This week, meme_ster is reporting from Charlotte, site of the Democratic Convention.
En route to Charlotte, I met Frank as we were boarding the plane, and he noticed my 2012 Dem Convention bag tag. First question: “Have you seen the movie 2016?” He seems nice enough, white guy, late 30s-early 40s, casually dressed. Not a player of any kind. I say no, though I am curious about it. He told me it was even-handed, and I expressed surprise because, I said, Dinesh D’Souza had a very right-wing history. I can’t be sure he recognizes the name. I ask Frank what the take-home message of the film is. “That we don’t really know who Obama is.” About that moment as we are getting into the plane, Frank realizes he has left his bag at the gate, and I realize I’ve left my cell phone on the trashcan. We pause while the flight attendants make a decision about whether to let us deplane, and in that moment bond. We make our way to retrieve our things and share the rueful laugh of distracted travelers. I find out he lives in Charlotte, and is returning from Seattle, where he was visiting his children.
Later after we get seated, he is in the row behind me and eager to continue our conversation, so we do, for a while.
I ask if he is a steadfast Republican, and he said no. It wasn’t about party for him, it was about values, one in particular. He is anti-abortion, he says, and won’t vote for anyone who is pro-abortion. I say I’m for all citizens having bodily sovereignty, and I did not like the government intrusion; this is a case of big government telling me what to do with my body, and I don’t like it.
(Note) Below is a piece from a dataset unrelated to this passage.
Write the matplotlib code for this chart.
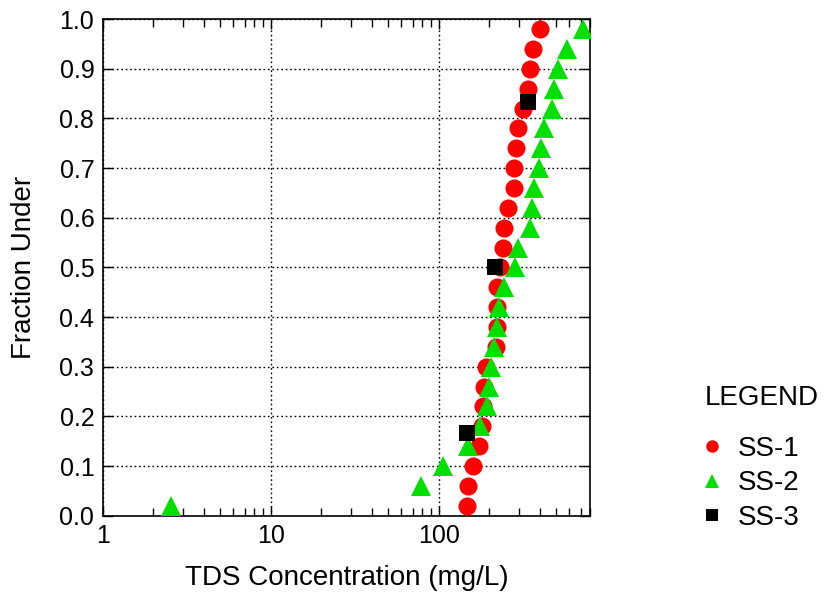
import matplotlib
matplotlib.use("Agg")
import matplotlib.pyplot as plt
from matplotlib.lines import Line2D
from matplotlib.ticker import LogLocator, FixedLocator, NullFormatter

plt.rcParams['font.family'] = ['Liberation Sans', 'DejaVu Sans']

# fraction under (y) and TDS (mg/L) per sample set
frac_25 = [0.02, 0.06, 0.10, 0.14, 0.18, 0.22, 0.26, 0.30, 0.34, 0.38, 0.42, 0.46, 0.50,
           0.54, 0.58, 0.62, 0.66, 0.70, 0.74, 0.78, 0.82, 0.86, 0.90, 0.94, 0.98]
ss1_tds = [147, 149, 160, 174, 181, 183, 186, 191, 219, 222, 222, 222, 232,
           242, 245, 259, 281, 281, 289, 297, 318, 341, 351, 366, 403]
ss2_tds = [2.55, 78, 106, 149, 176, 194, 199, 205, 213, 222, 229, 245, 285,
           297, 351, 360, 371, 397, 408, 426, 475, 489, 516, 584, 728]
frac_3 = [0.167, 0.500, 0.833]
ss3_tds = [147, 216, 341]

fig = plt.figure(figsize=(8.28, 5.99), dpi=100)
ax = fig.add_axes([0.124, 0.139, 0.589, 0.829])

ax.plot(ss1_tds, frac_25, 'o', color='#ff0000', markersize=13, markeredgewidth=0, zorder=3)
ax.plot(ss2_tds, frac_25, '^', color='#00e000', markersize=14, markeredgewidth=0, zorder=4)
ax.plot(ss3_tds, frac_3, 's', color='black', markersize=11, markeredgewidth=0, zorder=5)

ax.set_xscale('log')
ax.set_xlim(1, 800)
ax.set_ylim(0, 1)
ax.xaxis.set_major_locator(FixedLocator([1, 10, 100]))
ax.xaxis.set_minor_locator(LogLocator(base=10, subs=range(2, 10)))
ax.xaxis.set_minor_formatter(NullFormatter())
ax.set_xticklabels(['1', '10', '100'])
ax.set_yticks([i / 10 for i in range(11)])
ax.set_yticklabels(['%.1f' % (i / 10) for i in range(11)])

ax.grid(True, which='major', color='black', linestyle=(0, (1.2, 2)), linewidth=1)
ax.tick_params(which='both', direction='in', top=True, right=True, labelsize=18, pad=6)
ax.tick_params(which='major', length=7, width=1)
ax.tick_params(which='minor', length=6, width=1)
for s in ax.spines.values():
    s.set_linewidth(1.2)

ax.set_xlabel('TDS Concentration (mg/L)', fontsize=20, labelpad=12)
ax.set_ylabel('Fraction Under', fontsize=20, labelpad=16)

handles = [
    Line2D([], [], linestyle='none', marker='o', color='#ff0000', markersize=9, markeredgewidth=0),
    Line2D([], [], linestyle='none', marker='^', color='#00e000', markersize=10, markeredgewidth=0),
    Line2D([], [], linestyle='none', marker='s', color='black', markersize=9, markeredgewidth=0),
]
leg = fig.legend(handles, ['SS-1', 'SS-2', 'SS-3'], title='LEGEND', loc='upper left',
                 bbox_to_anchor=(0.851, 0.357), frameon=False, fontsize=20, title_fontsize=20,
                 alignment='left', handletextpad=0.7, handlelength=0.5, labelspacing=0.3,
                 borderpad=0, borderaxespad=0)
leg._legend_box.sep = 18

fig.savefig('out.png', dpi=100)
Then he begins to parse out why he’s against abortion, ultimately getting to the bedrock pregnancy-as-punishment-for-loose-women: “most abortions are from women using it as birth control, and if they don’t use birth control and get pregnant, then they should have to keep the pregnancy.” He said technology has really come a long way, and there’s far too many pregnancies.
I agree, to his surprise. But I suggest then he’s pointing to a bigger problem, that of men not taking responsibility for their bodies. When I was first sexually active, I tell him, I would ask men if they wanted children. Few 20-something guys did, so my next question was “what kind of birth control do you use?” And I say to Frank, if a man doesn’t want children, he needs to use birth control every time. He can’t trust that the woman is “taking care of it.”
Frank explains that here again, technology has gotten a lot better. Twenty years ago, he said, condoms weren’t very good, and “it didn’t feel like enough.” I’m sure he doesn’t mean that they didn’t seem effective enough in the contraceptive area, so I gently state “if the concern is around preventing pregnancy, then your sexual pleasure is not the big issue, is it?”
He says things have changed so much, like “20 years ago, the gay rights thing wasn’t big at all, and now it is.” Yes, I say, but women’s reproductive health issues were much more liberal 20 years ago. All that’s gone in your direction, I say.
Amazingly, perhaps, this conversation was entirely civil and pleasant. Still, the man sitting next to Frank makes a comment suggesting he is getting too much information, so we stop.
Turning around in my seat, I find my Obama button, affix it to my blouse, and look forward to being amidst thousands of Democrats, whose platform advocates a woman’s right to make decisions about her own body.